Шаляпин — наследник высших завоеваний русской культуры — опирался в своем творчестве и на открытия Достоевского в области психологии. Метод писателя, раскрывшего борьбу антагонистических сил в человеческой душе, был применен Шаляпиным во многих работах.

Так, артист с необычайной проникновенностью раскрывал, например, пробуждение отцовских чувств в душе Ивана Грозного («Псковитянка» Римского-Корсакова). Сложным и глубоким в передаче Шаляпина был внутренний мир Сальери, в душе которого «дьявол с богом борется».

На протяжении всей своей артистической жизни Шаляпин работал над Мефистофелем в опере «Фауст» Гуно, углубляя и совершенствуя свое сценическое создание. Несомненно, сцена в церкви была приближена артистом к трактовке Достоевского, подчеркивавшего, что здесь звучит но только голос дьявола, но и голос совести Маргариты.

Подобно Достоевскому, Шаляпин стремился создать образ «абсолютно благородного человека» и достиг этого, победив несовершенный музыкальный материал оперы Массне «Дон Кихот» и приблизившись к гениальному роману Сервантеса.

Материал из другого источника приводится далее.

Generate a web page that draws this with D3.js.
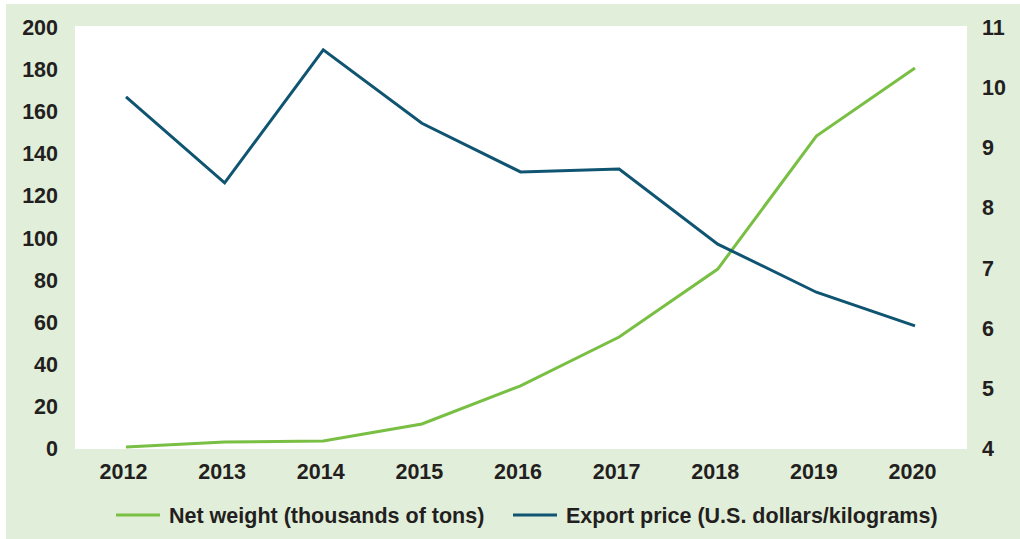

Шаляпин умел, подобно Достоевскому, с равной силой и глубиной передать греховность и святость, устремление ввысь и падение человека. Великий артист не был учеником Достоевского; он изучал его, так же как изучал искусство великих русских живописцев, доказав, что можно не соглашаться и даже спорить с Достоевским, но нельзя игнорировать его великий художественный опыт.

Создание новых художественных ценностей, движение вперед в искусстве возможно только на “основе освоения высших достижений прошлого, сохранивших непреходящую ценность. Творчество Достоевского является драгоценной частью этого великого и вечно живого наследия русской культуры.